News / Opinion / Editorials

In Our View: Good, Bad of Opioid Fight

Congress taking small steps, but it’s distasteful Purdue Pharma exec benefits

The Columbian
Published: September 25, 2018, 6:03am

Congress has taken an incremental step to deal with the nation’s opioid crisis. While that is good news for the American people, another development points out the complexities of the situation and the way in which the system works against the public good.

Richard Sackler is a former president of Purdue Pharma, a company facing hundreds of lawsuits for what critics say is its role in creating the opioid crisis. Washington Attorney General Bob Ferguson is among those who have sued, arguing that Purdue used deceptive marketing in pushing doctors to prescribe the painkiller OxyContin while underplaying the risk of addiction. “Purdue ignored warning signs and their own studies while targeting high-prescribing doctors in Washington state,” Ferguson said earlier this year. “It’s time they are held accountable for the devastation this epidemic has caused.”

In Washington, that devastation includes more than 7,500 deaths from 2006 to 2016, according to the state’s Department of Health. National studies have found that the root of the epidemic lies with patients who initially become hooked on painkillers.

As Vox.com explains of Purdue: “By encouraging greater use of opioids for all sorts of pain, the company helped the pills proliferate. They ended up not just in patients’ hands, but in the hands of teens rummaging through their parents’ medicine cabinets, friends and family members of patients, and a black market where excess pills could be sold for a big markup.”

Sackler’s family still has principal ownership of Purdue, and now he stands to profit from a treatment for opioid addiction. He is listed as one of six investors on the patent for a new form of buprenorphine, which has proven to be an effective medication for treating addiction. Buprenorphine is available as a pill, but the new product would deliver the drug as a wafer that may dissolve more quickly.

To summarize, Sackler profited when his company pushed a drug that was instrumental in creating an epidemic. Now he is looking to profit from addressing that epidemic. While the thought of people like Sackler making even more money off the opioid crisis is repugnant, our health care system remains market driven, so it is there that we have to find our solutions. But Congress still must play a role.

Last week, the U.S. Senate passed a bill designed to address the opioid crisis. The House passed a bill earlier this year, and negotiators from the chambers will hammer out a compromise, possibly by the end of the year. The Senate bill is a step in the right direction, but a small one. Jason McGill, Gov. Jay Inslee’s senior health policy adviser, said: “It is an incremental change. It is not a massive change. Let’s face it. With what Congress is right now, getting anything passed is probably a good thing.”

The bill includes a telemedicine grant that would create a physician network for sharing the best practices in dealing with opioid addiction. It also has a $46 million grant program, proposed by Sen. Maria Cantwell, D-Wash., to train first responders for dealing with drug overdoses.
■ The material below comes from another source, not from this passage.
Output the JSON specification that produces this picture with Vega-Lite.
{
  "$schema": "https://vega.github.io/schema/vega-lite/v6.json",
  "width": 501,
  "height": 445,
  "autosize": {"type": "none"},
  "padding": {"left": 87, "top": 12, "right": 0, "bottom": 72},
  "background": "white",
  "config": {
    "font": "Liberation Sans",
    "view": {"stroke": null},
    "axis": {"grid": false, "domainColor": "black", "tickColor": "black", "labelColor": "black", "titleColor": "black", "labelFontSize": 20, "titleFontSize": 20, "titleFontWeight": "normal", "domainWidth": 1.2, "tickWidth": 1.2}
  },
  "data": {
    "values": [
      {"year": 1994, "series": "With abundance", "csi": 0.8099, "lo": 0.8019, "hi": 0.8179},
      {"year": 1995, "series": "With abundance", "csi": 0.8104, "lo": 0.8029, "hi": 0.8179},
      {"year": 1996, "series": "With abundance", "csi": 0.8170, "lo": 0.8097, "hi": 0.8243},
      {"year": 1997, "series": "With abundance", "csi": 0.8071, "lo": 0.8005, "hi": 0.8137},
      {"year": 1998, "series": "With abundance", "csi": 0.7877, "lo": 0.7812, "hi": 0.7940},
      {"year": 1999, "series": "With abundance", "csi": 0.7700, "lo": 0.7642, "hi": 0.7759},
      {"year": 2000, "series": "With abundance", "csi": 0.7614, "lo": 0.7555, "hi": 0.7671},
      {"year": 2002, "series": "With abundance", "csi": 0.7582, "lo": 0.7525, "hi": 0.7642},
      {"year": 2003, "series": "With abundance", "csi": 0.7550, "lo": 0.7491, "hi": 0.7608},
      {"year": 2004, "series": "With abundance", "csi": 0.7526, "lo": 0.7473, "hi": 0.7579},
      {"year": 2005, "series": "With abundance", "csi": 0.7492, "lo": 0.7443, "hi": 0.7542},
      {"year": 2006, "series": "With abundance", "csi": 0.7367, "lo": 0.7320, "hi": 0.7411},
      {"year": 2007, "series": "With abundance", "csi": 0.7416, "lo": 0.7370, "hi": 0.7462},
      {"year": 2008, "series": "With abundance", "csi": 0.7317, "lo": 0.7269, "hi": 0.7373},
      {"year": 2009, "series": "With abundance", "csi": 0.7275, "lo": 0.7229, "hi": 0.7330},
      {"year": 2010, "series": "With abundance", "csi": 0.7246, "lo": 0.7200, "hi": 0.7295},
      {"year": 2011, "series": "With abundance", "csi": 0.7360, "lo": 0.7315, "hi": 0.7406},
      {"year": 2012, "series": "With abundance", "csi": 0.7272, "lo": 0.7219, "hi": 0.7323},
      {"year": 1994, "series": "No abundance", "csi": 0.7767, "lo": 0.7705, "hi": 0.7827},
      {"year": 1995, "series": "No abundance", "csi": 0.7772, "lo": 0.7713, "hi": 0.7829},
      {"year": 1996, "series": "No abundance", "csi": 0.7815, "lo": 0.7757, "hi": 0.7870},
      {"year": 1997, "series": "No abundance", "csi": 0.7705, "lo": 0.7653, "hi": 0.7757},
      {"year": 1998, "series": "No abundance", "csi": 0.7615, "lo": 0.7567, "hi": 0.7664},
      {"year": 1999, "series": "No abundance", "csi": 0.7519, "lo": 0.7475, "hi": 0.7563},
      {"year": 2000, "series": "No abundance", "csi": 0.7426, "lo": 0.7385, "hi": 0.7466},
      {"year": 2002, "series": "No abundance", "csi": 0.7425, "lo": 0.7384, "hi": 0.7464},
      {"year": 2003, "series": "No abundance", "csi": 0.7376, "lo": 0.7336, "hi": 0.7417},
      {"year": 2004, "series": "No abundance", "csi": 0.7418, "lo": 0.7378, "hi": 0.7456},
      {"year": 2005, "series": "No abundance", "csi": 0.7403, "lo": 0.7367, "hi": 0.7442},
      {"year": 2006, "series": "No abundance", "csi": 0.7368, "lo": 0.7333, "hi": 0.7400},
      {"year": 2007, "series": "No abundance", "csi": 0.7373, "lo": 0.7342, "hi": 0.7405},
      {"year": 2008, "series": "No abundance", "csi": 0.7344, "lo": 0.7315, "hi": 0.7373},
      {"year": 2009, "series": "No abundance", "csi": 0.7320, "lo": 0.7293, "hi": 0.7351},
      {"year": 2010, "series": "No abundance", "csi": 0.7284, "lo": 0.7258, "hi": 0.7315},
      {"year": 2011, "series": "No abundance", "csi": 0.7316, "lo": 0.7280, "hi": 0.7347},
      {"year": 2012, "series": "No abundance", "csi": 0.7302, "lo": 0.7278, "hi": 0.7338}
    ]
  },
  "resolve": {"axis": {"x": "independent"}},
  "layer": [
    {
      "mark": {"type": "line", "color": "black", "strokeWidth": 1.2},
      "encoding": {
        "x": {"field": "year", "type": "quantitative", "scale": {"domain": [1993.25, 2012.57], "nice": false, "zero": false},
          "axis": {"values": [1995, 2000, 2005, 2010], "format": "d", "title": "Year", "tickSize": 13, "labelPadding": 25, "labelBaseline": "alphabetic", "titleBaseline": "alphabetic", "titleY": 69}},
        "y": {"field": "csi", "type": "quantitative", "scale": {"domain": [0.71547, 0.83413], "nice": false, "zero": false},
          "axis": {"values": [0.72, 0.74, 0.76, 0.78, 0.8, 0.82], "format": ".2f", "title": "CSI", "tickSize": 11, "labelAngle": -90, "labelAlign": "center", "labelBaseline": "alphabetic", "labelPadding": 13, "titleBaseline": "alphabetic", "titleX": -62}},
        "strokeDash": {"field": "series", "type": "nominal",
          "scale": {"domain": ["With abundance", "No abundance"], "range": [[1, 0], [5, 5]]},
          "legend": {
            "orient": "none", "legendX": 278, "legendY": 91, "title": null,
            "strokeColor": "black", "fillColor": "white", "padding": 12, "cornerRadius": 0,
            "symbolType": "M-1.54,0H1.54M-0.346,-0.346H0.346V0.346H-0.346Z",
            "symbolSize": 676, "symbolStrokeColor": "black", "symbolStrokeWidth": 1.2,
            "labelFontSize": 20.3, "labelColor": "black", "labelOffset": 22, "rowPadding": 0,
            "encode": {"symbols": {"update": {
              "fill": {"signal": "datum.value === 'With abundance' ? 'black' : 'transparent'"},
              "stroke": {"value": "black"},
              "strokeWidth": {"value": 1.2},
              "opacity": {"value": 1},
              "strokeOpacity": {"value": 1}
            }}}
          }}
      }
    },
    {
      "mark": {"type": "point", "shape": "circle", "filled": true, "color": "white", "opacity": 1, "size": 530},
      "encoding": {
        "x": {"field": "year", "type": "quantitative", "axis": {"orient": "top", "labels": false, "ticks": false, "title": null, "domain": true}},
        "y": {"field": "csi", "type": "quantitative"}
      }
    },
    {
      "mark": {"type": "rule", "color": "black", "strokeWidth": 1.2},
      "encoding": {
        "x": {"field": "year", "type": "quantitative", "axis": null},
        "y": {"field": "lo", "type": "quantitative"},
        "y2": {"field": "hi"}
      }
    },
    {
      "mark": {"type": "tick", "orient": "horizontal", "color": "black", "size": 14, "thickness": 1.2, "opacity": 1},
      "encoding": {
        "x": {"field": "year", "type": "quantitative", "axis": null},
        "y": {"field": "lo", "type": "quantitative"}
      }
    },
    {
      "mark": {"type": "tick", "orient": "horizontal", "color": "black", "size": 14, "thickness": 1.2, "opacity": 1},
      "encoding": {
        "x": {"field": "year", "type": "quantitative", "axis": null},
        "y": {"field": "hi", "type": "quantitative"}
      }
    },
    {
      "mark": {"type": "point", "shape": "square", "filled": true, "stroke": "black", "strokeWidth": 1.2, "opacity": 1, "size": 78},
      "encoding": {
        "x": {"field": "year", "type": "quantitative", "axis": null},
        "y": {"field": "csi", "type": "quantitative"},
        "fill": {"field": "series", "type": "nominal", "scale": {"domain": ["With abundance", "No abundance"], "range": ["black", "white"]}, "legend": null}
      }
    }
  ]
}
But critics lament that the bill does not include changes to Medicaid that would ease the path for funding and that it does not modify laws limiting doctors’ access to information about a patient’s history of substance abuse.

Sen. Patty Murray, D-Wash., said: “I know this is far from case-closed. We have a whole lot more work ahead of us in the coming months and years to truly respond to this crisis.”

That work must include serving the needs of the public, as well as holding those who are responsible accountable.